Aber der Christussieg ist in seiner Endgültigkeit noch nicht durchgeführt. Noch darf der Besiegte auf seinem Rückzug kämpfen; noch darf er - versuchen und verführen. Nicht den Christus, denn er ist unversuchlich geblieben, aber die - Christen. An denen ist er noch mit äußerster Energie beschäftigt. „Seid nüchtern und wachet; denn euer Widersacher, der Teufel, gehet umher wie ein brüllender Löwe, und suchet, welchen er verschlinge“ (1Petr 5:8). Sie zu versuchen ist ihm die Möglichkeit noch geblieben. Diese Möglichkeit nützt er bis zum Letzten! In den Christen will er den Christus treffen, ihn ohnmächtig machen, seine Kraft brechen. Mit dem „Leibe“ will er das „Haupt“ überwinden.

Wie vollführt er das? „Groß Macht und viel List, sein grausam Rüstung ist.“ Er lässt die „Christen“ an Gott „glauben“; er lässt sie an den historischen Jesus glauben; er lässt sie an den landläufigen Christus glauben. Aber er versucht und verführt sie im Glauben an den Christus Gottes! Da ist der Brennpunkt aller Versuchung! Der Teufel hat nichts dagegen, wenn eine geistreiche Religion ein faszinierender Kult, ein zeitgemäßer Christus besteht. Er hat aber alles dagegen, dass der Christus Gottes erkannt, erlebt und ihm ehrfurchtsvoll gedient wird. Das Beugen der Knie nach Phil 2:10.11 soll verhindert werden.
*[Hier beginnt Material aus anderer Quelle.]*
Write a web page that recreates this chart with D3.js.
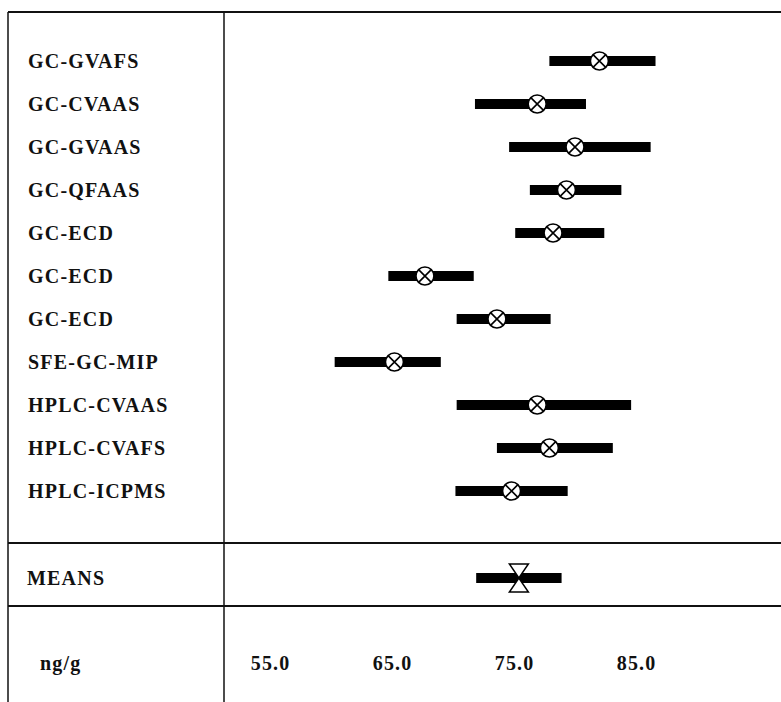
<!DOCTYPE html>
<html lang="en">
<head>
<meta charset="utf-8">
<script src="https://cdn.jsdelivr.net/npm/d3@7"></script>
<style>
  body { margin: 0; background: #fff; }
  svg { display: block; }
  text { font-family: "Liberation Serif", "DejaVu Serif", serif; font-weight: bold; fill: #111; letter-spacing: 1.2px; }
</style>
</head>
<body>
<script>
    // Methods and their results (ng/g): centre value, lower and upper end of the bar
    const methods = ['GC-GVAFS', 'GC-CVAAS', 'GC-GVAAS', 'GC-QFAAS', 'GC-ECD', 'GC-ECD',
                     'GC-ECD', 'SFE-GC-MIP', 'HPLC-CVAAS', 'HPLC-CVAFS', 'HPLC-ICPMS'];
    const centres = [82.0, 76.9, 80.0, 79.3, 78.2, 67.7, 73.6, 65.2, 76.9, 77.9, 74.8];
    const lows    = [77.9, 71.8, 74.6, 76.3, 75.1, 64.7, 70.3, 60.3, 70.3, 73.6, 70.2];
    const highs   = [86.6, 80.9, 86.2, 83.8, 82.4, 71.7, 78.0, 69.0, 84.6, 83.1, 79.4];

    // Mean of all methods
    const meanValue = [75.4];
    const meanLow = [71.9];
    const meanHigh = [78.9];

    const tickValues = [55, 65, 75, 85];
    const unitLabel = 'ng/g';

    const w = 781, h = 702;
    const frameLeft = 8, frameTop = 12, divider = 224;
    const meansLine = 543, axisLine = 606;

    const svg = d3.select('body').append('svg')
        .attr('width', w)
        .attr('height', h);

    const x = d3.scaleLinear()
        .domain([55, 85])
        .range([270, 636]);

    const y = d3.scalePoint()
        .domain(d3.range(methods.length))
        .range([61, 491]);

    // table frame
    const frame = svg.append('g').attr('stroke', '#111').attr('fill', 'none');
    frame.append('line').attr('x1', frameLeft).attr('x2', w).attr('y1', frameTop).attr('y2', frameTop).attr('stroke-width', 2);
    frame.append('line').attr('x1', frameLeft).attr('x2', frameLeft).attr('y1', frameTop).attr('y2', h).attr('stroke-width', 1.5);
    frame.append('line').attr('x1', divider).attr('x2', divider).attr('y1', frameTop).attr('y2', h).attr('stroke-width', 1.5);
    frame.append('line').attr('x1', frameLeft).attr('x2', w).attr('y1', meansLine).attr('y2', meansLine).attr('stroke-width', 2);
    frame.append('line').attr('x1', frameLeft).attr('x2', w).attr('y1', axisLine).attr('y2', axisLine).attr('stroke-width', 2);

    // method names
    svg.selectAll('text.method')
        .data(methods)
        .enter()
        .append('text')
        .attr('class', 'method')
        .attr('x', 28)
        .attr('y', (d, i) => y(i))
        .attr('dy', '0.35em')
        .style('font-size', '20px')
        .text(d => d);

    // bars
    svg.selectAll('rect.bar')
        .data(methods)
        .enter()
        .append('rect')
        .attr('class', 'bar')
        .attr('x', (d, i) => x(lows[i]))
        .attr('y', (d, i) => y(i) - 5)
        .attr('width', (d, i) => x(highs[i]) - x(lows[i]))
        .attr('height', 10)
        .attr('fill', '#000');

    // circled crosses
    const r = 9;
    const marks = svg.selectAll('g.mark')
        .data(methods)
        .enter()
        .append('g')
        .attr('class', 'mark')
        .attr('transform', (d, i) => `translate(${x(centres[i])},${y(i)})`);
    marks.append('circle')
        .attr('r', r)
        .attr('fill', '#fff')
        .attr('stroke', '#000')
        .attr('stroke-width', 1.6);
    const k = r * Math.SQRT1_2;
    marks.append('path')
        .attr('d', `M${-k},${-k}L${k},${k}M${k},${-k}L${-k},${k}`)
        .attr('stroke', '#000')
        .attr('stroke-width', 1.6);

    // means row
    const meanY = 578;
    svg.append('text')
        .attr('x', 27)
        .attr('y', meanY)
        .attr('dy', '0.35em')
        .style('font-size', '20px')
        .text('MEANS');
    svg.append('rect')
        .attr('x', x(meanLow[0]))
        .attr('y', meanY - 5)
        .attr('width', x(meanHigh[0]) - x(meanLow[0]))
        .attr('height', 10)
        .attr('fill', '#000');
    const mx = x(meanValue[0]);
    svg.append('path')
        .attr('d', `M${mx - 9.5},${meanY - 14}L${mx + 9.5},${meanY - 14}L${mx},${meanY}Z` +
                   `M${mx - 9.5},${meanY + 14}L${mx + 9.5},${meanY + 14}L${mx},${meanY}Z`)
        .attr('fill', '#fff')
        .attr('stroke', '#000')
        .attr('stroke-width', 1.5)
        .attr('stroke-linejoin', 'miter');

    // scale row
    svg.append('text')
        .attr('x', 40)
        .attr('y', 663)
        .attr('dy', '0.35em')
        .style('font-size', '20px')
        .text(unitLabel);
    svg.selectAll('text.tick')
        .data(tickValues)
        .enter()
        .append('text')
        .attr('class', 'tick')
        .attr('x', d => x(d) + 0.6)
        .attr('y', 663)
        .attr('dy', '0.35em')
        .attr('text-anchor', 'middle')
        .style('font-size', '20px')
        .text(d => d3.format('.1f')(d));
</script>
</body>
</html>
Wenn es ihm gelingt, die Christen in der „Stunde der Versuchung“ (2Thes 2:1-12) zum Abfall von dem Christus Gottes zu bewegen, so hat er sein Teilziel erreicht.
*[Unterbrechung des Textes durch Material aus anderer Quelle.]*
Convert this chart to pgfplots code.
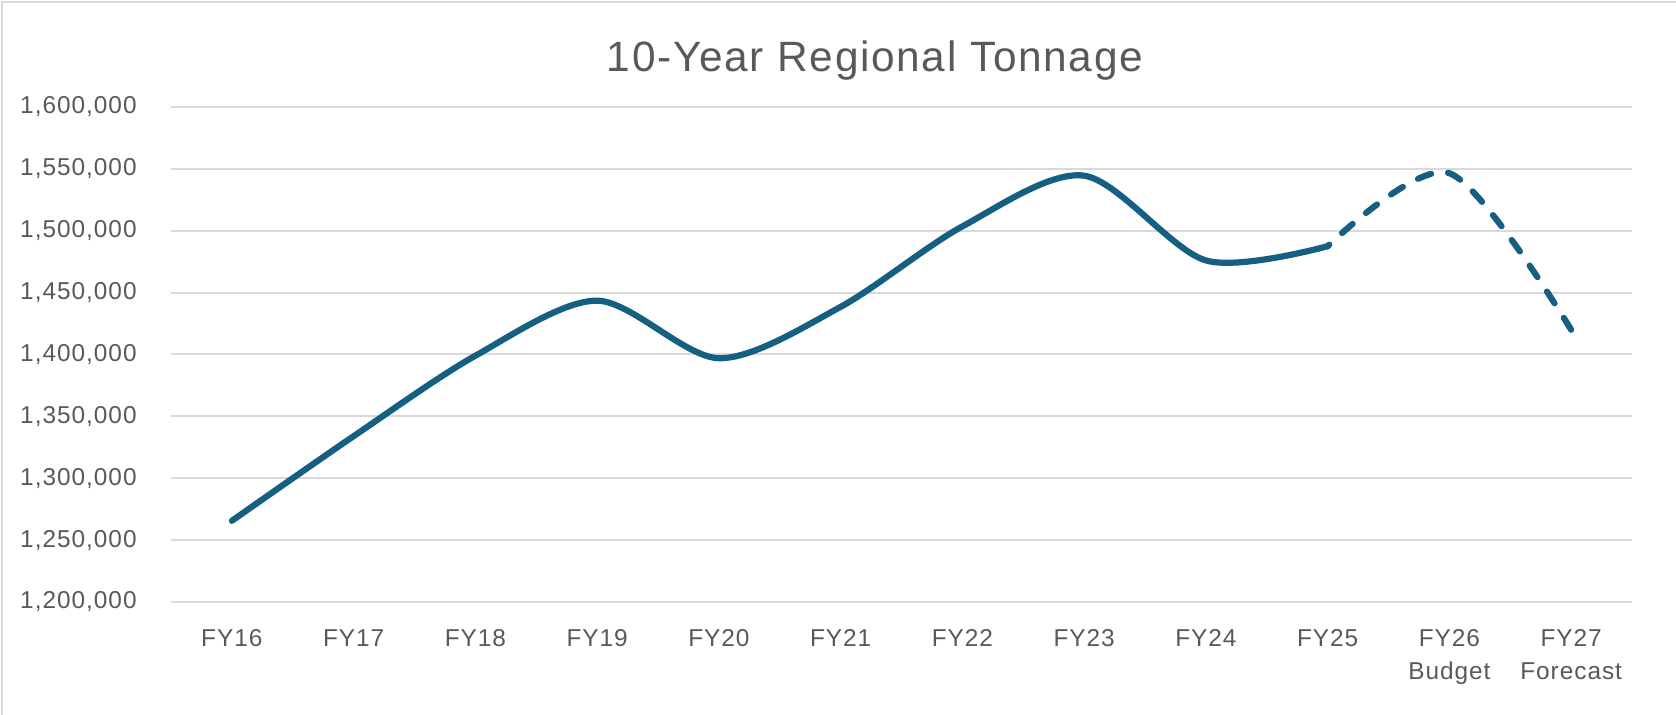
\documentclass[border=0pt]{standalone}
\usepackage{fontspec}
\setmainfont{Liberation Sans}[LetterSpace=4]
\usepackage{pgfplots}
\pgfplotsset{compat=1.18}
\usepackage{pgfplotstable}
\definecolor{linec}{HTML}{156082}
\definecolor{txtc}{HTML}{595959}
\definecolor{gridc}{HTML}{D9D9D9}
\pgfplotstableread{
x y
0 1265600
1 1334000
2 1399000
3 1443500
4 1397000
5 1438500
6 1503500
7 1544500
8 1476000
9 1487500
}\actual
\pgfplotstableread{
x y
11 1420000
10 1546500
9 1487500
}\projected
\begin{document}
\begin{tikzpicture}
\useasboundingbox (-85.5pt,-56.5pt) rectangle (752.5pt,301pt);
\begin{axis}[
  at={(0,0)}, anchor=south west,
  scale only axis, width=730.5pt, height=247.5pt,
  xmin=-0.5, xmax=11.5, ymin=1200000, ymax=1600000,
  ytick={1200000,1250000,...,1600000},
  xtick={0,...,11},
  xticklabels={FY16,FY17,FY18,FY19,FY20,FY21,FY22,FY23,FY24,FY25,{FY26\\Budget},{FY27\\Forecast}},
  axis line style={draw=none},
  major tick length=0pt,
  xmajorgrids=false,
  ymajorgrids=true,
  y grid style={draw=gridc, line width=1pt},
  tick style={draw=none},
  scaled y ticks=false,
  /pgf/number format/.cd, fixed, 1000 sep={,}, assume math mode=true,
  /pgfplots/.cd,
  yticklabel style={anchor=east, inner sep=0pt, xshift=-17pt, text=txtc, font=\fontsize{12.2}{14}\selectfont},
  xticklabel style={anchor=north, inner sep=0pt, yshift=-13.5pt, align=center, text=txtc, font=\fontsize{12.2}{16.5}\selectfont},
  clip=false,
]
\addplot[linec, line width=3.1pt, smooth, line cap=round] table[x=x,y=y] {\actual};
\addplot[linec, line width=3.1pt, smooth, line cap=round, dash pattern=on 7pt off 8.6pt] table[x=x,y=y] {\projected};
\end{axis}
\draw[gridc, line width=1pt] (-84.25pt,-56.5pt) -- (-84.25pt,299.75pt) -- (752.5pt,299.75pt);
\node[text=txtc, font=\fontsize{21.2}{25}\selectfont, inner sep=0pt] at (352pt,270.5pt) {10-Year Regional Tonnage};
\end{tikzpicture}
\end{document}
Den Abfall versteht der Teufel sehr glaubwürdig und notwendig zu machen. Denn er beweist, dass die Christusforderung: Schulderkenntnis und Schuldbekenntnis vernunftswidrig ist. - Was ist Schuld? Minderwertigkeitsgefühl!

Wenn die sechste Bitte jemals Bedeutung hatte (1Jo 2:18.19), heute bestimmt! Sie behält diese Bedeutung auch noch in dem Geschehen nach Offb 20:7.8. - Beter, trage diese Bitte deinem himmlischen Vater in heißer Sehnsucht vor, du hast es nötig.